Back to Analog — How We Shot a Film That Looks Like Someone Found It in an Attic

We live in an age where everything is sharp, clean and perfectly exposed. So when a client asked for a film "that looks like a memory," we knew we had to go back a few decades — not just in the styling, but in the very way we shot it.
An Aesthetic You Can't Fake With a Filter
The easy route would be to drop in some grain and desaturate the colours in post. But retro that convinces doesn't come from a filter — it comes from imperfections you can't plan for. Slight overexposure, soft contrast, colours that faded before they ever reached the screen.

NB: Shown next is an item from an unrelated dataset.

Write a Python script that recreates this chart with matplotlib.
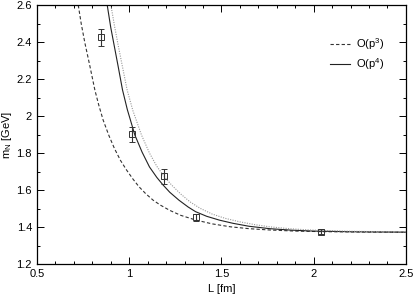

We decided to go to the source.
Gear From Another Era
Some of the footage we shot on actual film, some on old lenses that bring a character to the image you can't recreate digitally. Add to that cathode-ray monitors on set and archival cameras we treated as prop and tool at once. Each one had its own flaw — and those flaws were exactly what built the mood.
Working With Imperfection
It was a lesson in humility. In the digital world you fix everything after the fact. Here the decision had to be made on set, and you had to live with it. Bad light? It stays, because it fits. A slight wobble in the image? We leave it, because it adds life. The team had to unlearn the reflex of "we'll fix it later."
A Result That Works on Memory
The finished film plays as though you've seen it somewhere before. That's the highest compliment we could have been paid. Retro isn't a trend for us — it's a way of talking about time, longing and things that have passed. And for that you don't need the new, only the genuine.